5. **High Variability:** The error bars are substantial for many data points, indicating significant variance in model performance across different trials or samples for a given task and condition.
### Interpretation
This chart demonstrates the impact of different augmentation strategies on a model's ability to perform symbolic sequence transformations. The data suggests several key insights:
* **Baseline Competence:** The "Original" model possesses a strong inherent capability for sequence manipulation, especially for forward-looking tasks like extension and finding successors.
* **Prompting as Interference:** Adding a prompt ("Original & prompt") appears to act as a significant source of noise or distraction, severely degrading performance. This could indicate that the prompting mechanism interferes with the model's internal reasoning process for these specific algorithmic tasks.
* **Synthetic Alphabet as a Specialized Tool:** Introducing a "synthetic alphabet" has a task-dependent effect. It is benign or helpful for tasks closely related to sequence structure ("Extend," "Fix alphabetic sequence") but is profoundly harmful for the "Predecessor" task. This suggests the synthetic alphabet may reconfigure the model's internal representation in a way that breaks its understanding of reverse sequence relationships.
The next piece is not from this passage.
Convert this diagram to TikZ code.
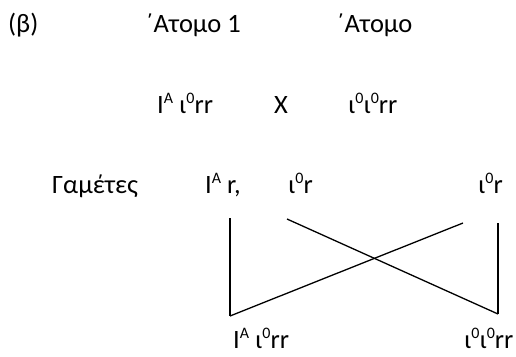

* **The "Predecessor" Anomaly:** The near-zero performance of the synthetic alphabet condition on the "Predecessor" task is the most striking outlier. It indicates a fundamental incompatibility between the augmented representation and the cognitive operation required to identify a preceding element in a sequence.
* **Generalization Gap:** The low accuracy on "Sort" across all conditions highlights a potential limitation in the model's ability to handle more complex, global sequence reordering operations compared to local transformations.
In summary, the chart reveals that augmenting a model's input or representation is not universally beneficial. The "Original" model's architecture is already well-suited for these tasks, and modifications can introduce significant interference, with effects that are highly sensitive to the specific nature of the transformation required.